The state systems and global institutions are aware of the critical need of managing the growing inequalities that have almost always accompanied the process of economic growth. They attempt to intervene through a range of political and policy initiatives. The socialist regimes that emerged during the 20th century promised an end to inequality through nationalization of economic and political life. The ‘open’ societies of the West argued instead for the institutionalization of a political and institutional regime that would ensure equality of opportunities. Inequality of outcomes, they argued, was not only less problematic to manage but possibly, even desirable for a healthy realization of human potential and national growth. For countries of the South, global developmental institutions such as the World Bank and UNDP have underlined the need of targeting absolute ‘poverty’ through direct state action. More recently, they have also argued for recognition of long-standing social exclusions grounded in group identities and the need for targeted policies for their empowerment and human development.

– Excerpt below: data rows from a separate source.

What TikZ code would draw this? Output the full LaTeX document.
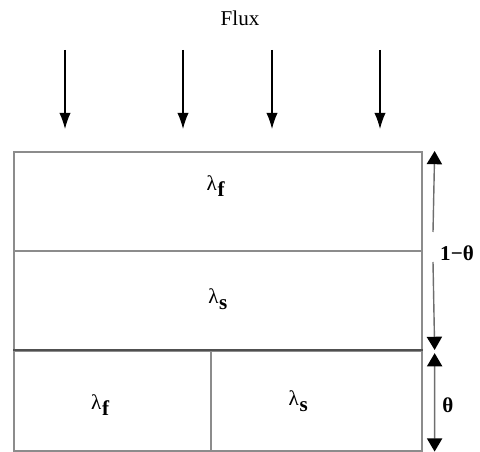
\documentclass[tikz,border=0pt]{standalone}
\usepackage{fontspec}
\setmainfont{Liberation Serif}
\usetikzlibrary{arrows.meta, positioning}
\definecolor{cline}{HTML}{8C8C8C}
\definecolor{cdim}{HTML}{6E6E6E}
\definecolor{cdark}{HTML}{505050}
\newcommand{\lsub}[1]{λ\kern0.5pt\raisebox{-0.6ex}{\textbf{#1}}}
\tikzset{
  every picture/.style={font=\fontsize{15}{17}\selectfont},
  layer/.style={draw=cline, line width=1.1pt, minimum width=#1, minimum height=2.5cm, inner sep=0pt, anchor=north west},
  layer/.default=10.2cm,
  flux/.style={-{Latex[width=0.28cm, length=0.4cm]}, line width=0.8pt, black},
  dim/.style={draw=cdim, line width=1pt, -{Triangle[width=0.38cm, length=0.33cm, black]}},
  lbl/.style={inner sep=1pt},
}
\begin{document}
\begin{tikzpicture}[x=0.025cm, y=-0.025cm]
  \useasboundingbox (0,0) rectangle (480,452);
  % flux arrows
  \node[lbl] (flux) at (240,18) {Flux};
  \foreach \x [count=\i] in {65,183,272,380} {
    \coordinate (a\i) at (\x,50);
    \coordinate (b\i) at (\x,129);
    \draw[flux] (a\i) -- (b\i);
  }
  % layers
  \node[layer, minimum height=2.475cm] (fl) at (13,151) {};
  \node[layer] (sl) at (13,250) {};
  \node[layer=4.925cm] (bl) at (13,350) {};
  \node[layer=5.275cm] (br) at (210,350) {};
  \draw[cdark, line width=1.5pt] (bl.north west) -- (br.north east);
  % labels
  \node[lbl] (lf1) at ([xshift=-0.05cm, yshift=0.38cm]fl.center) {\lsub{f}};
  \node[lbl] (ls1) at ([yshift=0.05cm]sl.center) {\lsub{s}};
  \node[lbl] (lf2) at ([xshift=-0.3cm, yshift=-0.1cm]bl.center) {\lsub{f}};
  \node[lbl] (ls2) at ([xshift=-0.45cm]br.center) {\lsub{s}};
  % dimensions
  \coordinate[right=0.3cm of fl.north east] (d1);
  \coordinate[right=0.3cm of sl.south east] (d2);
  \coordinate[right=0.3cm of br.south east] (d3);
  \coordinate (g1) at (433,232);
  \coordinate (g2) at (433,262);
  \node[lbl] (one) at (457,253) {\textbf{1−θ}};
  \draw[dim] (g1) -- (d1);
  \draw[dim] (g2) -- ([yshift=0.04cm]d2);
  \draw[dim, {Triangle[width=0.38cm, length=0.33cm, black]}-{Triangle[width=0.38cm, length=0.33cm, black]}] ([yshift=-0.04cm]d2) -- (d3);
  \node[lbl] (th) at (448,405) {\textbf{θ}};
\end{tikzpicture}
\end{document}
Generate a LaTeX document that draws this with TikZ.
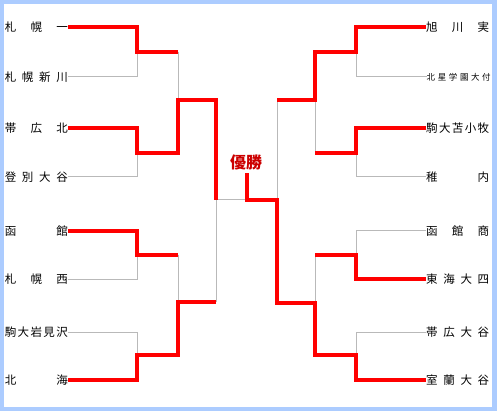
\documentclass[tikz,border=0pt]{standalone}
\usepackage{fontspec}
\newfontfamily\jp{Noto Sans CJK JP}
\definecolor{bordercol}{RGB}{172,204,255}
\definecolor{graycol}{RGB}{185,185,185}
\definecolor{wincol}{RGB}{255,0,0}
\definecolor{titlecol}{RGB}{204,0,0}
\newcommand\spreadname[2][63pt]{\makebox[#1][s]{#2}}
\tikzset{
  team/.style={inner sep=0pt, font=\jp\fontsize{11.5}{12}\selectfont, text=black},
  smallteam/.style={inner sep=0pt, font=\jp\fontsize{8.5}{9}\selectfont, text=black},
  lose/.style={draw=graycol, line width=1pt},
  win/.style={draw=wincol, line width=4pt, line join=miter},
  titletext/.style={inner sep=0pt, font=\jp\bfseries\fontsize{16}{16}\selectfont, text=titlecol}
}
\begin{document}
\begin{tikzpicture}[x=1pt,y=-1pt]
\useasboundingbox (0,0) rectangle (497,411);
\fill[bordercol] (0,0) rectangle (497,411);
\fill[white] (4,4) rectangle (492,407);

% left teams
\node[team,anchor=east] (l1) at (68,27) {\spreadname{札\hfil 幌\hfil 一}};
\node[team,anchor=east] (l2) at (68,77) {\spreadname{札\hfil 幌\hfil 新\hfil 川}};
\node[team,anchor=east] (l3) at (68,128) {\spreadname{帯\hfil 広\hfil 北}};
\node[team,anchor=east] (l4) at (68,177) {\spreadname{登\hfil 別\hfil 大\hfil 谷}};
\node[team,anchor=east] (l5) at (68,231) {\spreadname{函\hfil 館}};
\node[team,anchor=east] (l6) at (68,279) {\spreadname{札\hfil 幌\hfil 西}};
\node[team,anchor=east] (l7) at (68,332) {\spreadname{駒\hfil 大\hfil 岩\hfil 見\hfil 沢}};
\node[team,anchor=east] (l8) at (68,380) {\spreadname{北\hfil 海}};

% right teams
\node[team,anchor=west] (r1) at (426,27) {\spreadname{旭\hfil 川\hfil 実}};
\node[smallteam,anchor=west] (r2) at (426.5,77) {\spreadname[64pt]{北\hfil 星\hfil 学\hfil 園\hfil 大\hfil 付}};
\node[team,anchor=west] (r3) at (426,128) {\spreadname{駒\hfil 大\hfil 苫\hfil 小\hfil 牧}};
\node[team,anchor=west] (r4) at (426,177) {\spreadname{稚\hfil 内}};
\node[team,anchor=west] (r5) at (426,231) {\spreadname{函\hfil 館\hfil 商}};
\node[team,anchor=west] (r6) at (426,279) {\spreadname{東\hfil 海\hfil 大\hfil 四}};
\node[team,anchor=west] (r7) at (426,332) {\spreadname{帯\hfil 広\hfil 大\hfil 谷}};
\node[team,anchor=west] (r8) at (426,380) {\spreadname{室\hfil 蘭\hfil 大\hfil 谷}};

% champion label
\node[titletext] (champ) at (246,162) {優勝};
\coordinate (champfoot) at (247,173);

% junction coordinates, left
\coordinate (la1) at (137,52);
\coordinate (la2) at (137,153);
\coordinate (la3) at (137,255);
\coordinate (la4) at (137,355);
\coordinate (lb1) at (178,100);
\coordinate (lb2) at (178,302);
\coordinate (lc) at (216,200);
% junction coordinates, right
\coordinate (ra1) at (356,52);
\coordinate (ra2) at (356,153);
\coordinate (ra3) at (356,255);
\coordinate (ra4) at (356,355);
\coordinate (rb1) at (315,100);
\coordinate (rb2) at (315,303);
\coordinate (rc) at (277,200);

% losing paths (gray)
\draw[lose] (l2.east) -| (la1);
\draw[lose] (l4.east) -| (la2);
\draw[lose] (l6.east) -| (la3);
\draw[lose] (l7.east) -| (la4);
\draw[lose] (178,52) -- (lb1);
\draw[lose] (178,255) -- (lb2);
\draw[lose] (lc) -- (216,302);
\draw[lose] (lc) -- (champfoot |- lc);
\draw[lose] (r2.west) -| (ra1);
\draw[lose] (r4.west) -| (ra2);
\draw[lose] (r5.west) -| (ra3);
\draw[lose] (r7.west) -| (ra4);
\draw[lose] (rb1) -- (315,153);
\draw[lose] (rb2) -- (315,255);
\draw[lose] (277,100) -- (rc);

% winning paths (red)
\draw[win] (l1.east) -| (la1) -- (178,52);
\draw[win] (l3.east) -| (la2) -- (178,153) -- (lb1) -- (216,100) -- (lc);
\draw[win] (l5.east) -| (la3) -- (178,255);
\draw[win] (l8.east) -| (la4) -- (178,355) -- (lb2) -- (216,302);
\draw[win] (r1.west) -| (ra1) -- (315,52) -- (rb1) -- (277,100);
\draw[win] (r3.west) -| (ra2) -- (315,153);
\draw[win] (r6.west) -| (ra3) -- (315,255);
\draw[win] (r8.west) -| (ra4) -- (315,355) -- (rb2) -- (277,303) -- (rc) -- (champfoot |- rc) -- (champfoot);
\end{tikzpicture}
\end{document}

The past decade has seen some interesting developments. The triumphalism of the neo-liberal economic regimes during the early 1990s following the collapse of the Soviet Union, turned out to be short lived. The unending economic crises in the leading western economies on the one hand, and the growing economic strength of China and other countries of the South on the other, are rapidly changing the world. Additionally, following the neo-liberal turn in many states, issues related to accessing rights and entitlements, for example around health care or dispossession resulting from economic development projects, have acquired new visibility.

The growing concentration of wealth in a few hands is not simply a matter of economic disparities. When merely one percent super rich own nearly half the global wealth, they also seek to shape political regimes as per their viewpoint, hoping to control minds through the media and shape aspirations to serve their interests. As Thomas Piketty and many others have stressed, such economic disparities pose a serious challenge to democracy.

India too has been a site of interesting developments and debates over inequality during the past two decades and more. While the country continues to have the largest number of the chronically poor, numbers larger than for Sub-Saharan Africa, it also hosts the third largest number of billionaires in the world today. If we were to compare India’s total national income in terms of purchasing power parity, it is already the third largest economy in the world, after the United States and China. Already the absolute number of rich Indians – middle and upper-middle classes – exceeds the total population of many big countries of Western Europe.

More importantly, inequalities in India are not only relative and economic. A large majority of the poor live in absolute misery, with no guaranteed housing, health care or even basic nutrition. Poverty and prosperity in India overlap with other older and ascriptive forms of inequality – of caste, community, region, settlements and gender.

Unlike during the earlier phase of capitalist expansion following the industrial revolution in Europe, few countries of the world have today any viable political force that seeks to confront inequality head on. Nevertheless, its presence continues to trouble and remains an important subject in the social science academy, in everyday life and in politics and policy.

This issue of Seminar aims to bring together scholars from a variety of disciplines to ‘rethink’ social inequality by focusing on its different dimensions in the contemporary Indian context. Besides revisiting old subjects such as class, caste, community, gender and their inter-sections, it also attempts to explore newer concepts and concerns. These range from exploring cultures of inequalities, middle class consumption, luxuries and privileges of the elite to the exclusions and humiliations of the marginalized; those relating to enduring compelling social and political concerns: education, health care, and citizenship to those directly relating to statecraft: law, affirmative action and violence.